PROVIDED DATA -
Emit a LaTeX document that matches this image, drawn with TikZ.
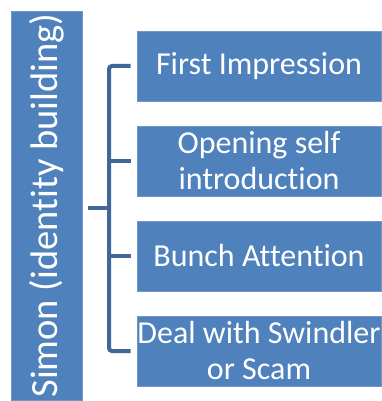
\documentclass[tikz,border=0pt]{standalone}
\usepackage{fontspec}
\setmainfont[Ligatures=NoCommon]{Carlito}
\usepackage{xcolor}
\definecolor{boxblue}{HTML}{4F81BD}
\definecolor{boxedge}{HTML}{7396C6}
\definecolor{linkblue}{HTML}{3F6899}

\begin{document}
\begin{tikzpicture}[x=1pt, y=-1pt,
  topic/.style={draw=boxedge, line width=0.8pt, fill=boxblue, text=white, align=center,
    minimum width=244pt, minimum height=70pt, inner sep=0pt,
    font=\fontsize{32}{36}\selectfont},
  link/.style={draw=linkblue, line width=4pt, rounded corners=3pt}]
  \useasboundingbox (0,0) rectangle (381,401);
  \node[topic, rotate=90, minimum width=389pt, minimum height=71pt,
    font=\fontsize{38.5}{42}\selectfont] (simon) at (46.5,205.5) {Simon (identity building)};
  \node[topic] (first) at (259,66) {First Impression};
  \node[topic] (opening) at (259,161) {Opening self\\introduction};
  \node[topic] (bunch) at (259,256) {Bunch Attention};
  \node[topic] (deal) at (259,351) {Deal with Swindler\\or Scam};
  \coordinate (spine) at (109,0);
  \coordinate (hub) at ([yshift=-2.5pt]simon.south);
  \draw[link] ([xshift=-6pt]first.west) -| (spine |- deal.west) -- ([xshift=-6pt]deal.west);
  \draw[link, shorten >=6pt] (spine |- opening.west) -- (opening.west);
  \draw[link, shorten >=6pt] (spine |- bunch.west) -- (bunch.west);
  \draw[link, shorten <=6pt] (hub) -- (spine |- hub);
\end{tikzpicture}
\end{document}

STATED EXERCISE - All lines of the data above that include the word "with" must be shown.

TASK RESULT -
Emit a LaTeX document that matches this image, drawn with TikZ.
  \node[topic] (deal) at (259,351) {Deal with Swindler\\or Scam};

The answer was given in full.